As the newly appointed Chief of Staff of Army Intelligence, Lieutenant Colonel Georges Picquart is tasked with keeping a close eye on the ramifications of the Dreyfus affair. Beginning in 1896, Picquart sets out to do just that. At first, he is firmly of the belief that Dreyfus was guilty of treason, a belief strongly reinforced by the concurrence of fellow service members and friends. But as he looks more closely into the matter, doubts take root and begin to grow. Ultimately, Picquart risks his career and his freedom as he seeks vindication for Alfred Dreyfus. This, despite the fact that he, Picquart, has no particular liking for the Jews and actively disliked Dreyfus himself, a man who by all reports was not possessed of an appealing personality.
One of the most interesting aspects of the discussion of this novel involved the question of Picquart’s motivation. Why would he risk everything in order to pursue this investigation? Commenting on this point, one person said that he was always intrigued by the question of motive in a situation like this. What causes one individual to act as Picquart does in this case, laying everything on the line for a cause in which he’s not directly involved, while others turn away and seek safety in inaction? In the course of a brief conversation with Dreyfus’s brother Matthieu, Picquart himself provides a direct, if rather cold and oversimplified, response:
I make my way round the dining room shaking the hand of each man in turn. Mathieu covers mine with both of his. “My family and I cannot adequately express our gratitude to you, Colonel.”
There is something proprietorial about his warmth which makes me feel awkward, even chilly. “You have no reason to thank me,” I reply. “I was simply obeying my conscience.”
The writing of this novel came about as a result of Robert Harris’s collaboration with Roman Polanski on the filming of an earlier novel The Ghost. (In the U.S., the film was entitled The Ghost Writer.) Word has it that these two are preparing to film – may already be filming? – An Officer and a Spy. Interestingly, they won’t be the first ones to tackle the Dreyfus case in this medium. French cinema pioneer Georges Méliès made this movie in 1899, before the final resolution of the case had even been decided on:
Inevitably, the subject of anti-Semitism in France was raised. Prejudice against those of the Jewish faith abates from time to time but apparently can never be completely extirpated. This is the message of the Simon Schama program referenced above. This subject is oddly current, what with the recent firebombing of a synagogue in a suburb of Paris.

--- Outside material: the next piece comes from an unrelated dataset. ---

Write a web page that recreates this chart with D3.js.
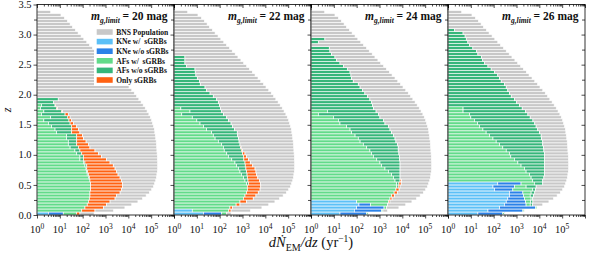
<!DOCTYPE html>
<html>
<head>
<meta charset="utf-8">
<script src="https://cdn.jsdelivr.net/npm/d3@7"></script>
<style>
  body { margin: 0; background: #fff; }
  svg { display: block; }
  text { font-family: "Liberation Serif", "DejaVu Serif", serif; fill: #111; }
</style>
</head>
<body>
<div id="chart"></div>
<script>
// z bins of width 0.05 starting at z = 0; every value is log10 of the
// cumulative right edge of that segment (rate in yr^-1)
const limits = [20, 22, 24, 26];
const binWidth = 0.05;
const zMax = 3.5;
const decadeLabels = [0, 1, 2, 3, 4, 5];
const legendLabels = ["BNS Population", "KNe w/  sGRBs", "KNe w/o sGRBs", "AFs w/  sGRBs", "AFs w/o sGRBs", "Only sGRBs"];

// total BNS population, same in every panel
const bnsTotal = [
  2.5, 3.35, 3.85, 4.15, 4.42, 4.62, 4.78, 4.92, 5.02, 5.1,
  5.15, 5.2, 5.23, 5.25, 5.27, 5.28, 5.28, 5.28, 5.27, 5.27,
  5.26, 5.25, 5.24, 5.23, 5.22, 5.2, 5.18, 5.16, 5.14, 5.1,
  5.06, 5.02, 4.96, 4.9, 4.82, 4.74, 4.65, 4.56, 4.46, 4.36,
  4.26, 4.15, 4.03, 3.92, 3.8, 3.68, 3.55, 3.43, 3.3, 3.18,
  3.05, 2.93, 2.8, 2.68, 2.55, 2.43, 2.3, 2.18, 2.05, 1.93,
  1.8, 1.68, 1.55, 1.45, 1.33, 1.2, 1.05, 0.6
];

// m_g,limit = 20 mag
const kneW20 = [0.5];
const kneWo20 = [1.15];
const afW20 = [
  1.74, 1.96, 2.1, 2.2, 2.25, 2.29, 2.32, 2.32, 2.35, 2.35,
  2.35, 2.32, 2.25, 2.2, 2.18, 2.15, 2.1, 2.03, 1.88, 1.88,
  1.74, 1.66, 1.45, 1.37, 1.37, 1.3, 1.3, 0.86, 0.79, 0.64,
  0.5, 0.3, 0.6, 0.2, 0.3, 0.15, 0.2, 0, 0
];
const afWo20 = [
  null, null, null, null, null, null, null, null, null, null,
  null, null, 2.29, 2.25, 2.22, 2.18, 2.18, 2.1, 2.03, 2.03,
  1.96, 1.88, 1.81, 1.74, 1.74, 1.74, 1.74, 1.52, 1.52, 1.52,
  1.45, 1.4, 1.35, 1.23, 1.08, 0.86, 0.79, 0.72, 0.93
];
const sgrb20 = [
  1.88, 2.54, 2.91, 3.05, 3.2, 3.42, 3.49, 3.64, 3.71, 3.75,
  3.75, 3.71, 3.64, 3.55, 3.49, 3.42, 3.34, 3.2, 3.05, 2.83,
  2.69, 2.54, 2.32, 2.25, 2.15, 2.03, 2.0, 1.88, 1.81, 1.74,
  1.6, 1.52, 1.45, 1.37, 1.12, 0.9, 0.82, 0.72, 0.93
];

// m_g,limit = 22 mag
const kneW22 = [1.29, 0.8];
const kneWo22 = [2.09, 0.8];
const afW22 = [
  2.31, 2.4, 2.45, 2.72, 2.89, 3.04, 3.11, 3.18, 3.21, 3.21,
  3.18, 3.11, 3.04, 2.95, 2.89, 2.82, 2.74, 2.67, 2.53, 2.38,
  2.31, 2.2, 2.16, 2.09, 1.94, 1.8, 1.72, 1.65, 1.43, 1.3,
  1.14, 1.0, 0.8, 0.34, 0.7, 0.3, 0
];
const afWo22 = [
  null, null, null, null, null, null, null, null, null, null,
  3.26, 3.24, 3.21, 3.2, 3.18, 3.15, 3.12, 3.11, 3.06, 3.04,
  3.0, 2.95, 2.92, 2.89, 2.85, 2.82, 2.79, 2.77, 2.65, 2.56,
  2.5, 2.38, 2.31, 2.16, 2.09, 2.03, 2.0, 1.94, 1.87, 1.72,
  1.58, 1.43, 1.36, 1.15, 1.11, 1.02, 0.96, 0.93, 0.92, 0.55,
  0.48, 0.48, 0.48
];
const sgrb22 = [
  2.31, 2.5, 2.57, 2.89, 3.18, 3.47, 3.59, 3.69, 3.77, 3.8,
  3.78, 3.74, 3.67, 3.62, 3.59, 3.55, 3.45, 3.34, 3.26, 3.18,
  3.11, 3.0, 2.94, 2.89
];

// m_g,limit = 24 mag
const kneW24 = [1.27, 1.9, 2.0, 2.1, 2.0];
const kneWo24 = [2.44, 3.1, 3.2, 2.6, 2.0];
const afW24 = [
  2.5, 3.15, 3.3, 3.35, 3.4, 3.46, 3.53, 3.64, 3.72, 3.75,
  3.75, 3.68, 3.61, 3.53, 3.39, 3.24, 3.09, 3.02, 2.88, 2.73,
  2.65, 2.58, 2.44, 2.29, 2.15, 2.07, 1.93, 1.78, 1.71, 1.56,
  1.27, 1.2, 0.98, 0.32, 0.72, 0
];
const afWo24 = [
  null, null, null, null, null, null, null, null, null, 3.82,
  3.85, 3.9, 3.9, 3.9, 3.9, 3.9, 3.9, 3.9, 3.87, 3.87,
  3.85, 3.82, 3.82, 3.78, 3.72, 3.68, 3.61, 3.53, 3.46, 3.39,
  3.24, 3.17, 3.02, 2.95, 2.85, 2.73, 2.7, 2.66, 2.58, 2.47,
  2.36, 2.26, 2.15, 2.07, 1.85, 1.78, 1.75, 1.71, 1.59, 1.42,
  1.27, 1.12, 1.05, 0.9, 0.83, 0.8, null, 0.32, 0.61
];
const sgrb24 = [null, null, null, null, 3.46, 3.55, 3.65, 3.78, 3.86, 3.9, 3.95, 3.97];

// m_g,limit = 26 mag
const kneW26 = [1.31, 1.75, 2.26, 2.47, 2.55, 2.62, 2.69, 2.69, 2.04, 1.97, 2.18];
const kneWo26 = [2.4, 3.28, 3.83, 3.42, 3.4, 3.35, 3.3, 3.28, 2.84, 2.91, 3.2];
const afW26 = [
  2.47, 3.33, 3.89, 3.6, 3.62, 3.64, 3.6, 3.64, 3.71, 3.42,
  3.78, 3.71, 3.64, 3.57, 3.42, 3.35, 3.2, 3.06, 2.91, 2.75,
  2.69, 2.55, 2.4, 2.26, 2.11, 1.97, 1.82, 1.67, 1.53, 1.38,
  1.3, 1.16, 1.0, 0.95, 0.66, 0.66
];
const afWo26 = [
  null, null, null, 3.7, 3.72, 3.71, 3.75, 3.8, 3.83, 3.86,
  4.15, 4.15, 4.2, 4.22, 4.22, 4.22, 4.22, 4.22, 4.22, 4.22,
  4.22, 4.2, 4.18, 4.15, 4.15, 4.1, 4.08, 4.0, 3.93, 3.86,
  3.8, 3.72, 3.6, 3.5, 3.4, 3.25, 3.13, 3.01, 2.91, 2.77,
  2.69, 2.62, 2.55, 2.47, 2.33, 2.26, 2.18, 2.04, 1.89, 1.75,
  1.6, 1.52, 1.46, 1.31, 1.24, 1.09, 0.95, 0.87, 0.8, 0.75,
  0.66, 0.29
];
const sgrb26 = [];

const seriesKeys = ["kneW", "kneWo", "afW", "afWo", "sgrb"];
const colors = {
  bns: "#c8c8c8",
  kneW: "#5cc0f7",
  kneWo: "#2b82e8",
  afW: "#62db8a",
  afWo: "#36b67a",
  sgrb: "#ff6212",
};
const legendKeys = ["bns", "kneW", "kneWo", "afW", "afWo", "sgrb"];

const panels = [
  [kneW20, kneWo20, afW20, afWo20, sgrb20],
  [kneW22, kneWo22, afW22, afWo22, sgrb22],
  [kneW24, kneWo24, afW24, afWo24, sgrb24],
  [kneW26, kneWo26, afW26, afWo26, sgrb26],
].map((series, k) => ({ limit: limits[k], series }));

const width = 592;
const height = 257;
const marginLeft = 37;
const marginTop = 4.5;
const panelW = 137;
const panelH = 210.5;

const svg = d3.select("#chart").append("svg")
  .attr("width", width)
  .attr("height", height);

const x = d3.scaleLog().domain([1, 1e6]).range([0, panelW]);
const y = d3.scaleLinear().domain([0, zMax]).range([panelH, 0]);

const majorX = d3.range(0, 7).map((e) => 10 ** e);
const minorX = d3.range(0, 6).flatMap((e) => d3.range(2, 10).map((m) => m * 10 ** e));
const majorZ = d3.range(0, 3.51, 0.5);
const minorZ = d3.range(0.25, 3.5, 0.5);

panels.forEach((panel, k) => {
  const g = svg.append("g").attr("transform", `translate(${marginLeft + k * panelW},${marginTop})`);

  const segments = [];
  bnsTotal.forEach((total, i) => {
    let prev = 0;
    panel.series.forEach((arr, c) => {
      const v = arr[i];
      if (v == null || v <= prev) return;
      segments.push({ i, key: seriesKeys[c], x0: prev, x1: v });
      prev = v;
    });
    segments.push({ i, key: "bns", x0: prev, x1: total });
  });

  g.selectAll("rect.seg")
    .data(segments)
    .join("rect")
    .attr("class", "seg")
    .attr("x", (d) => x(10 ** d.x0))
    .attr("width", (d) => x(10 ** d.x1) - x(10 ** d.x0))
    .attr("y", (d) => y(binWidth * (d.i + 1)))
    .attr("height", (d) => y(binWidth * d.i) - y(binWidth * (d.i + 1)))
    .attr("fill", (d) => colors[d.key])
    .attr("stroke", "#fff")
    .attr("stroke-width", 0.65);

  if (k === 0) {
    const lg = g.append("g").attr("transform", `translate(${94 - marginLeft},${25 - marginTop})`);
    lg.append("rect").attr("width", 77).attr("height", 61).attr("fill", "#fff");
    legendKeys.forEach((key, j) => {
      const row = lg.append("g").attr("transform", `translate(2.7,${7 + j * 9.6})`);
      row.append("rect")
        .attr("y", -2.8)
        .attr("width", 16)
        .attr("height", 5.6)
        .attr("fill", colors[key]);
      row.append("text")
        .attr("x", 19.5)
        .attr("y", 2.8)
        .attr("font-size", 7.6)
        .attr("font-weight", "bold")
        .attr("xml:space", "preserve")
        .text(legendLabels[j]);
    });
  }

  // frame
  g.append("rect")
    .attr("width", panelW)
    .attr("height", panelH)
    .attr("fill", "none")
    .attr("stroke", "#000")
    .attr("stroke-width", 0.8);

  const tidy = (sel) => {
    sel.select(".domain").remove();
    sel.selectAll(".tick line").attr("stroke", "#000").attr("stroke-width", 0.7);
    sel.selectAll(".tick text").remove();
  };

  g.append("g").attr("transform", `translate(0,${panelH})`)
    .call(d3.axisBottom(x).tickValues(majorX).tickSize(3.5)).call(tidy);
  g.append("g").attr("transform", `translate(0,${panelH})`)
    .call(d3.axisBottom(x).tickValues(minorX).tickSize(2)).call(tidy);
  g.append("g")
    .call(d3.axisTop(x).tickValues(majorX).tickSize(-3.5)).call(tidy);
  g.append("g")
    .call(d3.axisTop(x).tickValues(minorX).tickSize(-2)).call(tidy);

  g.append("g").call(d3.axisLeft(y).tickValues(majorZ).tickSize(3.5)).call(tidy);
  g.append("g").call(d3.axisLeft(y).tickValues(minorZ).tickSize(3)).call(tidy);
  if (k === panels.length - 1) {
    g.append("g").attr("transform", `translate(${panelW},0)`)
      .call(d3.axisRight(y).tickValues(majorZ).tickSize(-3.5)).call(tidy);
    g.append("g").attr("transform", `translate(${panelW},0)`)
      .call(d3.axisRight(y).tickValues(minorZ).tickSize(-3)).call(tidy);
  }

  // decade labels
  const lab = g.selectAll("text.xlab")
    .data(decadeLabels)
    .join("text")
    .attr("class", "xlab")
    .attr("x", (e) => x(10 ** e))
    .attr("y", panelH + 18)
    .attr("text-anchor", "middle")
    .attr("font-size", 10.5);
  lab.append("tspan").text("10");
  lab.append("tspan").attr("dy", -4.5).attr("font-size", 7.5).text((e) => e);

  if (k === 0) {
    g.selectAll("text.ylab")
      .data(majorZ)
      .join("text")
      .attr("class", "ylab")
      .attr("x", -5.5)
      .attr("y", (d) => y(d) + 3.6)
      .attr("text-anchor", "end")
      .attr("font-size", 10.5)
      .text(d3.format(".1f"));
  }

  // panel title
  const title = g.append("text")
    .attr("x", panelW - 6.5)
    .attr("y", 20 - marginTop)
    .attr("text-anchor", "end")
    .attr("font-size", 11.5)
    .attr("font-weight", "bold");
  title.append("tspan").attr("font-style", "italic").text("m");
  title.append("tspan").attr("font-style", "italic").attr("font-size", 7.5).attr("dy", 2.5).text("g,limit");
  title.append("tspan").attr("dy", -2.5).text(` = ${panel.limit} mag`);
});

// axis titles
svg.append("text")
  .attr("transform", "translate(11,110) rotate(-90)")
  .attr("text-anchor", "middle")
  .attr("font-size", 12)
  .attr("font-style", "italic")
  .text("z");

const xt = svg.append("text")
  .attr("x", marginLeft + 2 * panelW)
  .attr("y", 247)
  .attr("text-anchor", "middle")
  .attr("font-size", 14.5);
xt.append("tspan").attr("font-style", "italic").text("d\u1E44");
xt.append("tspan").attr("font-size", 10).attr("dy", 3.5).text("EM");
xt.append("tspan").attr("dy", -3.5).attr("font-style", "italic").text("/dz");
xt.append("tspan").text(" (yr");
xt.append("tspan").attr("font-size", 9.5).attr("dy", -5.5).text("\u22121");
xt.append("tspan").attr("dy", 5.5).text(")");
</script>
</body>
</html>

In fairness to France, similar acts and demonstrations turning violent are occurring in other European countries as well. The ostensible reason at the present time is the Israeli shelling of Gaza. People in our discussion group expressed dismay that anti-Israel sentiment appears to be serving as a cloak for anti-Semitism – a rather transparent cloak. (Needless to say, but I’ll say it anyway: One wishes the killing to stop; one wishes for hostilities to cease; one wishes for war to stop – STOP NOW.)
This was an extremely stimulating and worthwhile discussion. I would definitely recommend this title to other book groups.
Robert Harris has written nine novels. I’ve read six of them. I think he’s a terrific writer.
Thanks are due to Fellow Usual Suspect Carol for directing my attention to this video. (And really – what would I do without the wonderful Suspects in my life?)